(Goal of the exercise)
Only the lines from the start of the data to the line containing "const y2Ticks = [0, 100];", both included, should be output, exactly and without pictures.

>>>>>

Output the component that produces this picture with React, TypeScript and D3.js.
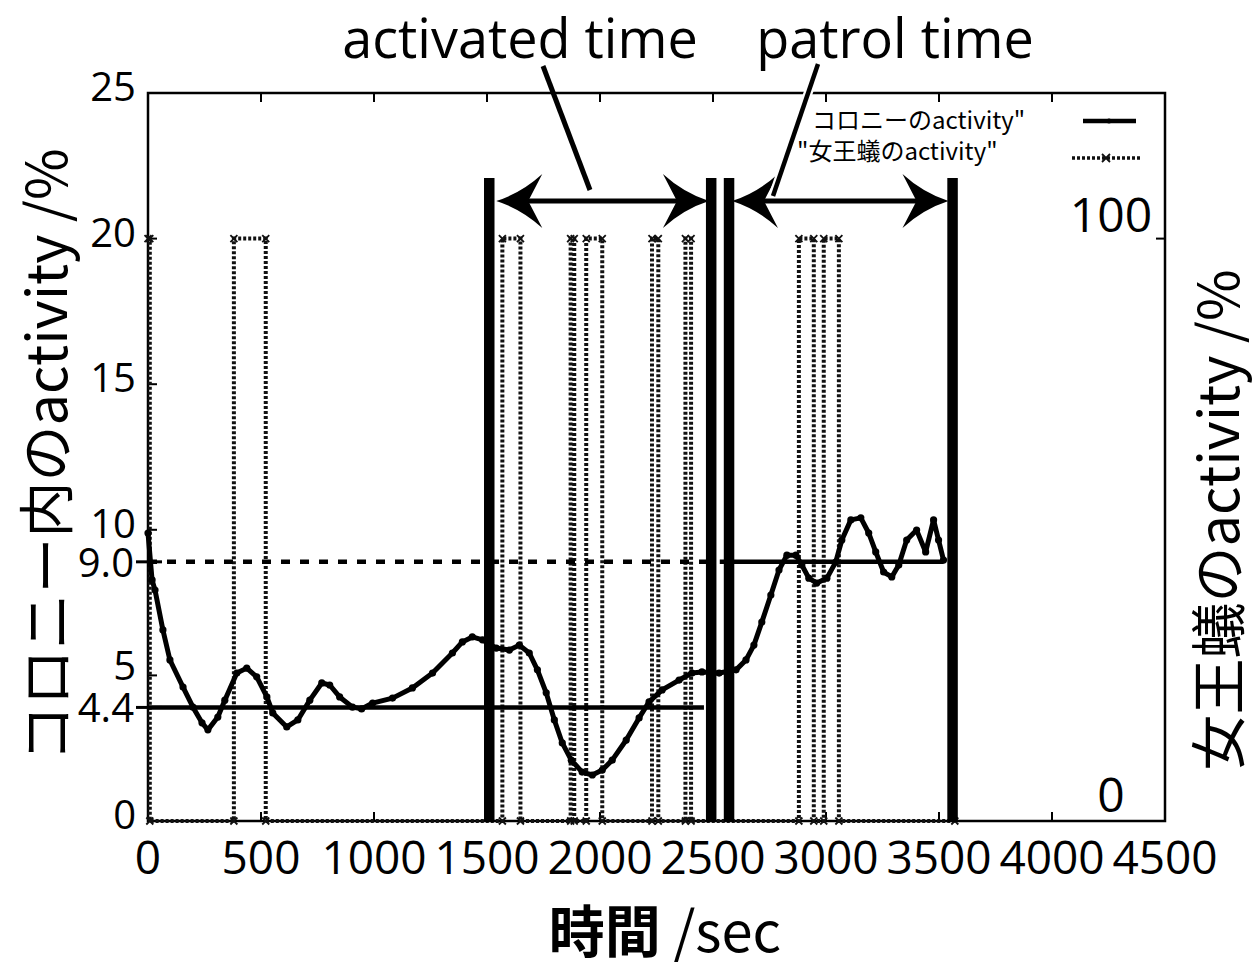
import React from "react";
import * as d3 from "d3";

// ---- data ----
const xTicks = [0, 500, 1000, 1500, 2000, 2500, 3000, 3500, 4000, 4500];
const yTicks = [0, 5, 10, 15, 20, 25];
const y2Ticks = [0, 100];

// colony activity (time sec, percent)
const colonyT = [0, 18, 31, 66, 97, 155, 199, 239, 265, 309, 340, 393, 437, 481, 526, 552, 614, 663, 716, 769, 804, 848, 905, 945, 994, 1082, 1170, 1259, 1347, 1391, 1435, 1480, 1541, 1599, 1643, 1687, 1723, 1762, 1798, 1833, 1873, 1921, 1966, 2010, 2054, 2116, 2173, 2217, 2275, 2350, 2407, 2451, 2527, 2602, 2646, 2681, 2716, 2756, 2792, 2827, 2867, 2893, 2924, 2959, 3004, 3043, 3070, 3110, 3154, 3189, 3220, 3255, 3291, 3322, 3357, 3401, 3441, 3476, 3498, 3520];
const colonyV = [9.89, 8.28, 7.93, 6.56, 5.53, 4.6, 3.91, 3.37, 3.13, 3.57, 4.15, 5.08, 5.25, 4.95, 4.26, 3.71, 3.23, 3.47, 4.15, 4.74, 4.67, 4.26, 3.91, 3.85, 4.05, 4.22, 4.57, 5.08, 5.77, 6.15, 6.32, 6.22, 5.94, 5.87, 6.04, 5.77, 5.19, 4.4, 3.47, 2.68, 2.09, 1.68, 1.58, 1.75, 2.09, 2.78, 3.54, 4.09, 4.5, 4.84, 5.08, 5.12, 5.08, 5.19, 5.53, 6.04, 6.83, 7.76, 8.62, 9.13, 9.13, 8.79, 8.34, 8.17, 8.34, 8.89, 9.65, 10.34, 10.41, 9.89, 9.24, 8.55, 8.38, 8.79, 9.65, 9.99, 9.24, 10.34, 9.65, 8.96];

// queen activity: intervals (sec) where activity = 100%
const queenStart = [0, 380, 1568, 1870, 1939, 2230, 2378, 2880, 2990];
const queenEnd = [8, 521, 1648, 1886, 2010, 2258, 2403, 2946, 3057];
const queenLast = 3570;

// mean lines
const meanValues = [8.9, 3.9];
const meanLabels = ["9.0", "4.4"];
const meanDashedSpan = [0, 2470];
const meanPatrolSpan = [2530, 3520];
const meanLowSpan = [0, 2460];

// periods
const periodLines = [1510, 2492, 2571, 3560];
const annotLabels = ["activated time", "patrol time"];
const annotFrom = [1541, 2584];
const annotTo = [2482, 3542];

const W = 1255;
const H = 968;
const left = 148, right = 1165, top = 93, bottom = 821;

const x = d3.scaleLinear().domain([0, 4500]).range([left, right]);
const y = d3.scaleLinear().domain([0, 25]).range([bottom, top]);
const y2 = d3.scaleLinear().domain([0, 125]).range([bottom, top]);

const LAT = "'Open Sans', 'Noto Sans', sans-serif";
const CJK = "'Noto Sans CJK JP', 'Noto Sans', sans-serif";

function arrowHead(tx: number, ty: number, dir: number) {
  const L = 46, Hh = 27, notch = 14;
  const p = d3.path();
  p.moveTo(tx, ty);
  p.quadraticCurveTo(tx - dir * L * 0.55, ty - Hh * 0.3, tx - dir * L, ty - Hh);
  p.lineTo(tx - dir * (L - notch), ty);
  p.lineTo(tx - dir * L, ty + Hh);
  p.quadraticCurveTo(tx - dir * L * 0.55, ty + Hh * 0.3, tx, ty);
  p.closePath();
  return p.toString();
}

export default function App() {
  const colony = colonyT.map((t, i) => [t, colonyV[i]] as [number, number]);
  const colonyLine = d3
    .line<[number, number]>()
    .x((d) => x(d[0]))
    .y((d) => y(d[1]))(colony) as string;

  // build queen step path
  const qpts: [number, number][] = [];
  queenStart.forEach((s, i) => {
    if (i === 0 && s === 0) {
      qpts.push([0, 100]);
    } else {
      qpts.push([s, 0]);
      qpts.push([s, 100]);
    }
    qpts.push([queenEnd[i], 100]);
    qpts.push([queenEnd[i], 0]);
  });
  qpts.push([queenLast, 0]);
  const queenLine = d3
    .line<[number, number]>()
    .x((d) => x(d[0]))
    .y((d) => y2(d[1]))(qpts) as string;

  const xMark = (cx: number, cy: number, s: number, key: string) => (
    <path
      key={key}
      d={`M${cx - s},${cy - s}L${cx + s},${cy + s}M${cx - s},${cy + s}L${cx + s},${cy - s}`}
      stroke="#111"
      strokeWidth={1.8}
    />
  );

  const arrowY = 201;
  const periodTop = 178;

  return (
    <svg
      width={W}
      height={H}
      style={{ position: "absolute", left: 0, top: 0, background: "#fff" }}
    >
      <rect x={0} y={0} width={W} height={H} fill="#fff" />

      {/* frame */}
      <rect x={left} y={top} width={right - left} height={bottom - top} fill="none" stroke="#000" strokeWidth={2.5} />

      {/* x ticks (top & bottom, inward) */}
      {xTicks.map((t) => (
        <g key={"xt" + t}>
          <line x1={x(t)} x2={x(t)} y1={top} y2={top + 9} stroke="#000" strokeWidth={2} />
          <line x1={x(t)} x2={x(t)} y1={bottom} y2={bottom - 9} stroke="#000" strokeWidth={2} />
          <text
            x={x(t)}
            y={874}
            textAnchor="middle"
            fontFamily={LAT}
            fontSize={46}
            fill="#000"
          >
            {t}
          </text>
        </g>
      ))}

      {/* left y ticks */}
      {yTicks.map((v) => (
        <g key={"yt" + v}>
          <line x1={left} x2={left + 9} y1={y(v)} y2={y(v)} stroke="#000" strokeWidth={2} />
          <text x={136} y={y(v) + (v === 5 ? 5 : 8)} textAnchor="end" fontFamily={LAT} fontSize={40} fill="#000">
            {v}
          </text>
        </g>
      ))}

      {/* mean ticks */}
      {meanValues.map((v, i) => (
        <g key={"mt" + i}>
          <line x1={left - 12} x2={left + 14} y1={y(v)} y2={y(v)} stroke="#000" strokeWidth={3} />
          <text x={134} y={y(v) + 15} textAnchor="end" fontFamily={LAT} fontSize={40} fill="#000">
            {meanLabels[i]}
          </text>
        </g>
      ))}

      {/* right y2 ticks */}
      {y2Ticks.map((v) => (
        <g key={"y2t" + v}>
          <line x1={right - 9} x2={right} y1={y2(v)} y2={y2(v)} stroke="#000" strokeWidth={2} />
          <text
            x={1111}
            y={y2(v) - (v === 0 ? 9 : 7)}
            textAnchor="middle"
            fontFamily={LAT}
            fontSize={48}
            fill="#000"
          >
            {v}
          </text>
        </g>
      ))}

      {/* queen activity */}
      <path d={queenLine} fill="none" stroke="#111" strokeWidth={4} strokeDasharray="3,2" />
      {qpts.map((d, i) => xMark(x(d[0]), y2(d[1]), 3.5, "qm" + i))}

      {/* mean lines */}
      <line
        x1={x(meanDashedSpan[0])}
        x2={x(meanDashedSpan[1])}
        y1={y(meanValues[0])}
        y2={y(meanValues[0])}
        stroke="#000"
        strokeWidth={4.5}
        strokeDasharray="9,10"
      />
      <line
        x1={x(meanPatrolSpan[0])}
        x2={x(meanPatrolSpan[1])}
        y1={y(meanValues[0])}
        y2={y(meanValues[0])}
        stroke="#000"
        strokeWidth={4.5}
      />
      <line
        x1={x(meanLowSpan[0])}
        x2={x(meanLowSpan[1])}
        y1={y(meanValues[1])}
        y2={y(meanValues[1])}
        stroke="#000"
        strokeWidth={4.5}
      />

      {/* colony activity */}
      <path d={colonyLine} fill="none" stroke="#000" strokeWidth={5} strokeLinejoin="round" />
      {colony.map((d, i) => (
        <circle key={"cm" + i} cx={x(d[0])} cy={y(d[1])} r={3.6} fill="#000" />
      ))}

      {/* period lines */}
      {periodLines.map((t, i) => (
        <line key={"pl" + i} x1={x(t)} x2={x(t)} y1={periodTop} y2={bottom + 1} stroke="#000" strokeWidth={10.5} />
      ))}

      {/* arrows */}
      {annotFrom.map((f, i) => (
        <g key={"ar" + i}>
          <line x1={x(f) + 20} x2={x(annotTo[i]) - 20} y1={arrowY} y2={arrowY} stroke="#000" strokeWidth={5} />
          <path d={arrowHead(x(f), arrowY, -1)} fill="#000" />
          <path d={arrowHead(x(annotTo[i]), arrowY, 1)} fill="#000" />
        </g>
      ))}

      {/* pointer lines */}
      <line x1={543} y1={66} x2={590} y2={190} stroke="#000" strokeWidth={5} />
      <line x1={818} y1={64} x2={773} y2={196} stroke="#fff" strokeWidth={9} />
      <line x1={818} y1={64} x2={773} y2={196} stroke="#000" strokeWidth={4.5} />

      {/* top labels */}
      <text x={520} y={58} textAnchor="middle" fontFamily={LAT} fontSize={54} fill="#000">
        {annotLabels[0]}
      </text>
      <text x={895} y={58} textAnchor="middle" fontFamily={LAT} fontSize={54} fill="#000">
        {annotLabels[1]}
      </text>

      {/* legend */}
      <text x={812} y={129} fontFamily={CJK} fontSize={24} fill="#000">
        コロニーのactivity"
      </text>
      <line x1={1083} x2={1136} y1={121} y2={121} stroke="#000" strokeWidth={4.5} />
      <circle cx={1109} cy={121} r={2.5} fill="#000" />
      <text x={797} y={160} fontFamily={CJK} fontSize={24} fill="#000">
        "女王蟻のactivity"
      </text>
      <line x1={1072} x2={1140} y1={158} y2={158} stroke="#111" strokeWidth={3.5} strokeDasharray="3,2" />
      {xMark(1106, 158, 4, "legx")}

      {/* axis titles */}
      <text
        transform="translate(42,455) rotate(-90)"
        textAnchor="middle"
        dominantBaseline="central"
        fontFamily={CJK}
        fontSize={56}
        fill="#000"
      >
        コロニー内のactivity /%
      </text>
      <text
        transform="translate(1214,520) rotate(-90)"
        textAnchor="middle"
        dominantBaseline="central"
        fontFamily={CJK}
        fontSize={56}
        fill="#000"
      >
        女王蟻のactivity /%
      </text>
      <text x={665} y={952} textAnchor="middle" fontFamily={CJK} fontSize={56} fill="#000">
        <tspan fontWeight="bold">時間</tspan>
        <tspan> /sec</tspan>
      </text>
    </svg>
  );
}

<<<<<

(Exercise answer)
Output the component that produces this picture with React, TypeScript and D3.js.
import React from "react";
import * as d3 from "d3";

// ---- data ----
const xTicks = [0, 500, 1000, 1500, 2000, 2500, 3000, 3500, 4000, 4500];
const yTicks = [0, 5, 10, 15, 20, 25];
const y2Ticks = [0, 100];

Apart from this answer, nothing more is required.